The original plan, Stufflebean said, was to build that plant next to other waterworks hardware near the San Diego International Airport. But there might not be enough room to build the scale the city needs, Stufflebean said.

So the city is thinking instead of building a water purification plant on a piece of property it retained in the SDSU deal called the River Park Property. The city stipulated in its long and complex terms with the university that the site could be a potential location for future groundwater extraction wells.

Because the city retained its rights to the water, the university wouldn’t develop it on its own to serve whatever population eventually moves into new housing there.

The city will decide next year, Stufflebean said. But the city prefers the potential water purification plan site over the aquifer in Mission Valley because it already lies on the new pipeline route and wouldn’t involve building through a neighborhood.

Still, the city’s Pure Water plans don’t currently include developing the groundwater.

A utility vault near the Mission Valley stadium site / Photo by Adriana Heldiz

Kinder Morgan may still have operable treatment facilities it used to clean the water before dumping it into the creek – but it’s unclear if the city would be willing to take it over or build anew.

Kinder Morgan declined to comment for this story.

Stufflebean said the aquifer isn’t off the table.

“I’m not saying, ‘Not ever.’ Maybe it’s something to look into,” he said.­

‘Steinbeck’s California’

The story of the Mission Valley aquifer is really a story of San Diego’s origins.
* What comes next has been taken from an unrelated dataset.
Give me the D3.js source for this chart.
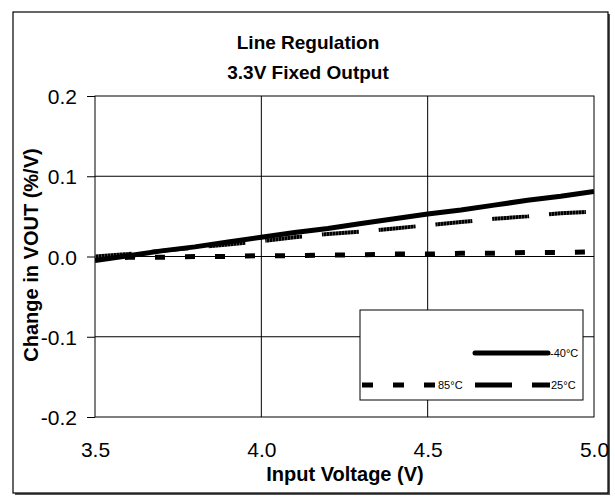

It was the principal water supply for San Diego in the 1910s, until the U.S. Navy decided it couldn’t rely solely on groundwater, said Richard Jackson, a geological engineer who was hired by the city as a groundwater contamination expert.

“It’s just an idyllic area. It looked like Steinbeck’s California,” he said.

Jackson said he still gets quarterly reports on the aquifer’s water quality. His opinion differs from that of Danskin or McClain in that Jackson believes the aquifer has been irreversibly tarnished by the contamination and subsequent pumping it out.

“The aquifer now is more brackish (salty) than it used to be,” he said. “I believe it’s been compromised.”

Contaminated or not, Danskin of the U.S. Geological Survey said it’s a rare freshwater source that could withstand an earthquake better than any imported source via pipeline.

“There’s not a lot of water that would be a significant contribution to the city of San Diego’s needs, but there’s a local source … that might be beneficial to keeping critical infrastructure operational,” he said.

The aquifer is also fairly protected from sea water seeping into it as the oceans rise from human-caused climate change, a common consequence for many coastal aquifers in California, Danskin said.

“The value of water is hard to determine until you don’t have it,” Danskin said.